Encyclopedia of the Great Plains

David J. Wishart, Editor


GRANT, CUTHBERT (1793-1854)

Plains Metis leader Cuthbert Grant

Cuthbert Grant is best known as the captain of the Plains Métis who clashed with the Selkirk settlers at the Seven Oaks Massacre (near present Winnipeg, Manitoba) on June 19, 1816. The Métis victory nearly destroyed the fledgling Red River Colony, which later became the province of Manitoba, and enshrined Grant as the founder of the Métis nation. This sense of Métis nationhood would play a role in the Red River Resistance of 1869–70 and the North-West Rebellion of 1885.

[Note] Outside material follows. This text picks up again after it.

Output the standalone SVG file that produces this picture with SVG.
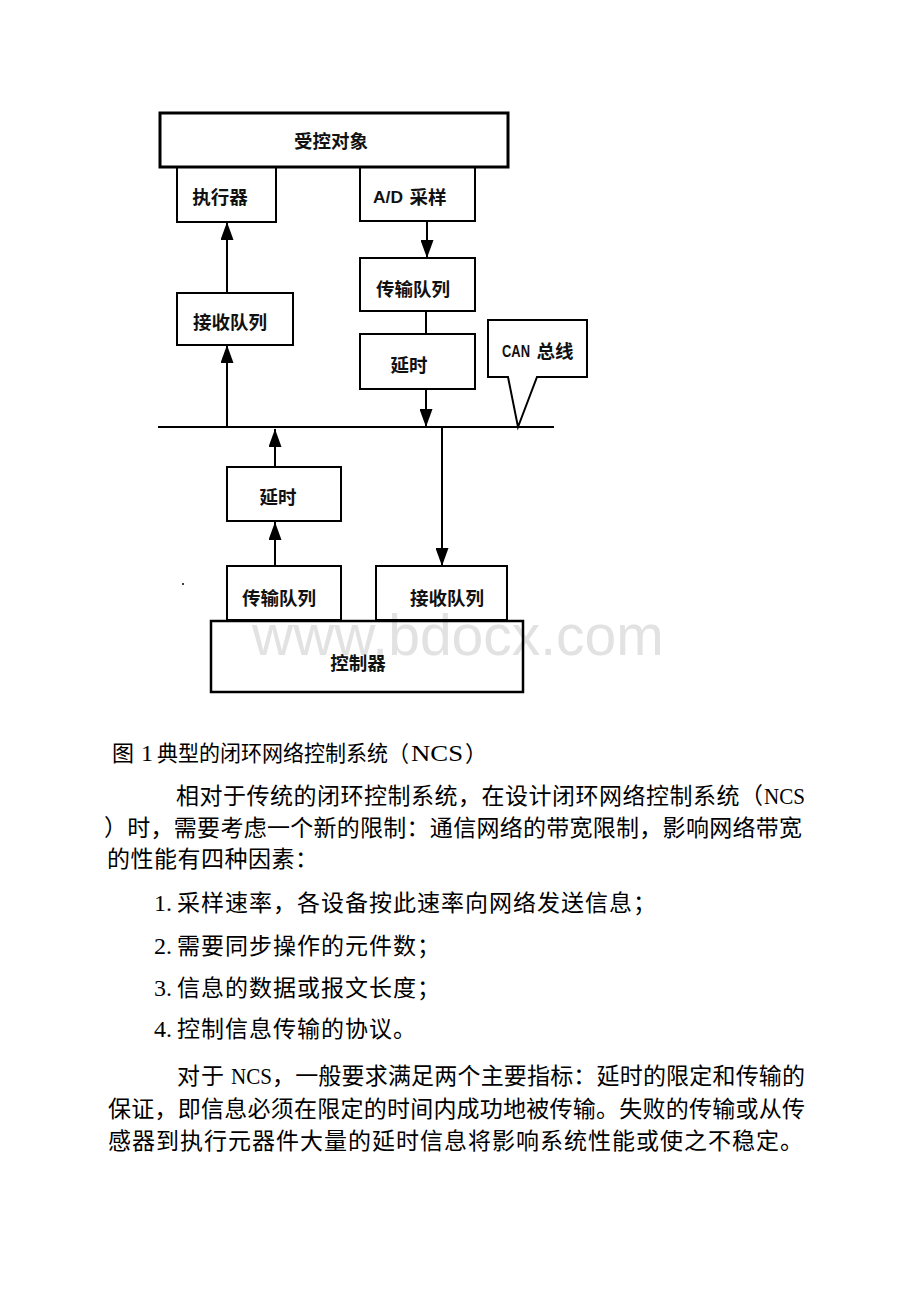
<svg xmlns="http://www.w3.org/2000/svg" width="920" height="1302" viewBox="0 0 920 1302">
<style>
.box{fill:none;stroke:#000;stroke-width:2}
.lbl{font-family:"Noto Sans CJK SC",sans-serif;font-size:18.5px;font-weight:700;fill:#111;text-anchor:middle}
.lat{font-family:"Liberation Sans",sans-serif;font-size:17px;font-weight:700;fill:#111}
.cn{font-family:"Noto Sans CJK SC",sans-serif;font-size:23px;fill:#000}
.cap{font-family:"Noto Sans CJK SC",sans-serif;font-size:22px;fill:#000}
.en{font-family:"Liberation Serif",serif;font-size:24px;fill:#000}
.ln{stroke:#000;stroke-width:2;fill:none}
.wm{font-family:"Liberation Sans",Arial,sans-serif;font-size:57px;fill:#e2e2e2}
</style>
<defs>
<marker id="ah" viewBox="0 0 18 13" refX="18" refY="6.5" markerWidth="18" markerHeight="13" markerUnits="userSpaceOnUse" orient="auto">
<path d="M0,0 L18,6.5 L0,13 Z" fill="#000"/>
</marker>
</defs>
<rect width="920" height="1302" fill="#fff"/>
<text class="wm" x="252" y="655">www.bdocx.com</text>

<g id="connectors">
<line class="ln" x1="158" y1="427" x2="554" y2="427"/>
<line class="ln" x1="427" y1="221" x2="427" y2="258" marker-end="url(#ah)"/>
<line class="ln" x1="426" y1="311" x2="426" y2="334"/>
<line class="ln" x1="426" y1="389" x2="426" y2="427" marker-end="url(#ah)"/>
<line class="ln" x1="227" y1="427" x2="227" y2="345" marker-end="url(#ah)"/>
<line class="ln" x1="227" y1="293" x2="227" y2="222" marker-end="url(#ah)"/>
<line class="ln" x1="275" y1="467" x2="275" y2="429" marker-end="url(#ah)"/>
<line class="ln" x1="275" y1="566" x2="275" y2="522" marker-end="url(#ah)"/>
<line class="ln" x1="442" y1="427" x2="442" y2="566" marker-end="url(#ah)"/>
</g>

<g id="plant">
<rect class="box" x="160" y="113" width="348" height="54" style="stroke-width:3"/>
<text class="lbl" x="331" y="148">受控对象</text>
</g>
<g id="actuator">
<rect class="box" x="177" y="167" width="99" height="55"/>
<text class="lbl" x="220" y="204">执行器</text>
</g>
<g id="ad-sampling">
<rect class="box" x="360" y="167" width="115" height="54"/>
<text class="lat" x="373" y="203" textLength="30" lengthAdjust="spacingAndGlyphs">A/D</text>
<text class="lbl" x="428" y="204">采样</text>
</g>
<g id="tx-queue-top">
<rect class="box" x="360" y="258" width="115" height="53"/>
<text class="lbl" x="413" y="296">传输队列</text>
</g>
<g id="rx-queue-left">
<rect class="box" x="177" y="293" width="116" height="52"/>
<text class="lbl" x="230" y="329">接收队列</text>
</g>
<g id="delay-top">
<rect class="box" x="360" y="334" width="115" height="55"/>
<text class="lbl" x="409" y="372">延时</text>
</g>
<g id="can-bus">
<path class="box" d="M488,320 H587 V377 H537 L518,427 L508,377 H488 Z"/>
<text class="lat" x="502" y="357" textLength="28" lengthAdjust="spacingAndGlyphs">CAN</text>
<text class="lbl" x="555" y="358">总线</text>
</g>
<g id="delay-bottom">
<rect class="box" x="227" y="467" width="114" height="54"/>
<text class="lbl" x="278" y="504">延时</text>
</g>
<g id="tx-queue-bottom">
<rect class="box" x="227" y="566" width="114" height="54"/>
<text class="lbl" x="279" y="605">传输队列</text>
</g>
<g id="rx-queue-bottom">
<rect class="box" x="376" y="566" width="131" height="54"/>
<text class="lbl" x="447" y="605">接收队列</text>
</g>
<g id="controller">
<rect class="box" x="211" y="621" width="312" height="71" style="stroke-width:2.5"/>
<text class="lbl" x="358" y="670">控制器</text>
</g>
<circle cx="183" cy="584" r="1" fill="#000"/>

<g id="caption">
<text class="cap" x="112" y="761">图</text>
<text class="en" x="141" y="761">1</text>
<text class="cap" x="157" y="761" textLength="252" lengthAdjust="spacingAndGlyphs">典型的闭环网络控制系统（</text>
<text class="en" x="411" y="761" textLength="52" lengthAdjust="spacingAndGlyphs">NCS</text>
<text class="cap" x="465" y="761">）</text>
</g>

<g id="body">
<text class="cn" x="176" y="804" textLength="587" lengthAdjust="spacing">相对于传统的闭环控制系统，在设计闭环网络控制系统（</text>
<text class="en" x="764" y="804" textLength="41" lengthAdjust="spacingAndGlyphs">NCS</text>
<text class="cn" x="104" y="836" textLength="698" lengthAdjust="spacing">）时，需要考虑一个新的限制：通信网络的带宽限制，影响网络带宽</text>
<text class="cn" x="107" y="867" style="letter-spacing:0.5px">的性能有四种因素：</text>

<text class="en" x="154" y="911">1.</text>
<text class="cn" x="177" y="911" style="letter-spacing:1px">采样速率，各设备按此速率向网络发送信息；</text>
<text class="en" x="154" y="954">2.</text>
<text class="cn" x="177" y="954" style="letter-spacing:1px">需要同步操作的元件数；</text>
<text class="en" x="154" y="996">3.</text>
<text class="cn" x="177" y="996" style="letter-spacing:1px">信息的数据或报文长度；</text>
<text class="en" x="154" y="1037">4.</text>
<text class="cn" x="177" y="1037" style="letter-spacing:1px">控制信息传输的协议。</text>

<text class="cn" x="177" y="1084" style="letter-spacing:1px">对于</text>
<text class="en" x="231" y="1084" textLength="41" lengthAdjust="spacingAndGlyphs">NCS</text>
<text class="cn" x="272" y="1084" textLength="533" lengthAdjust="spacing">，一般要求满足两个主要指标：延时的限定和传输的</text>
<text class="cn" x="108" y="1117" textLength="697" lengthAdjust="spacing">保证，即信息必须在限定的时间内成功地被传输。失败的传输或从传</text>
<text class="cn" x="108" y="1149" style="letter-spacing:1px">感器到执行元器件大量的延时信息将影响系统性能或使之不稳定。</text>
</g>
</svg>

Cuthbert Grant was born in 1793 at Fort de la Riviére Tremblante (Saskatchewan) to Cuthbert Grant Sr., a North West Company (NWC) trader, and a Métis woman of French Cree ancestry. He was sent to Montreal to be educated. In 1810 he joined the NWC, returning to the Northwest in 1812 at a time when the Hudson's Bay Company (HBC) and the NWC were engaged in a fierce competition for furtrade supremacy in British North America. The NWC tried to use the Métis in their struggles against the hbc by instilling in them the idea that they were a nation with rights to the territory. The NWC also appointed Grant as "Captain-General of all the Half-Breeds" with the intention that he and his Métis kinsmen would destroy the Red River Colony, which was backed by the HBC. The Métis, for their part, needed little encouragement after the colony's governor prohibited the export of pemmican from the district and forbade the hunting of buffalo near the settlement.

The Seven Oaks Massacre began when the colony's governor attempted to stop Grant and his men from carting pemmican out of the country. In this battle Governor Robert Semple and twenty-one of his men were killed but only one of the Métis. This violence, which contributed to the eventual merger of the two fur-trading companies in 1821, vastly increased Grant's prestige among the Métis. For this reason the new HBC tried to use Grant as a means of controlling the Métis and winning them over to the settlement. In 1824 they offered Grant a large land grant at White Horse Plains (part of the Red River Colony) with the hope that he would settle the Métis there and prevent them from trading with the Americans. In 1828 the company also appointed Grant as "Warden of the Plains," paid him a large salary, and allowed him to trade in furs if he would prevent his kinsmen from doing the same.

Grant remained a respected leader and chief of the Métis buffalo hunt until the 1840s, when a younger generation of Métis openly defied his authority to trade furs illegally to the Americans on the upper Missouri. No longer effective, Grant was let go by the hbc, and the rest of his life was fairly uneventful. He died on July 15, 1854, after falling from his horse.

See also NATIVE AMERICANS: Métis / WAR: Seven Oaks Massacre.

Gerhard J. Ens University of Alberta

Dick, Lyle. "The Seven Oaks Incident and the Construction of a Historical Tradition, 1816 to 1970." Journal of the Canadian Historical Association/Revue de la Société Historique du Canada, n.s. 2 (1991): 91–114.

MacLeod, Margaret, and W. L. Morton. Cuthbert Grant of Grantown: Warden of the Plains of Red River. Toronto: McClelland and Stewart, 1974.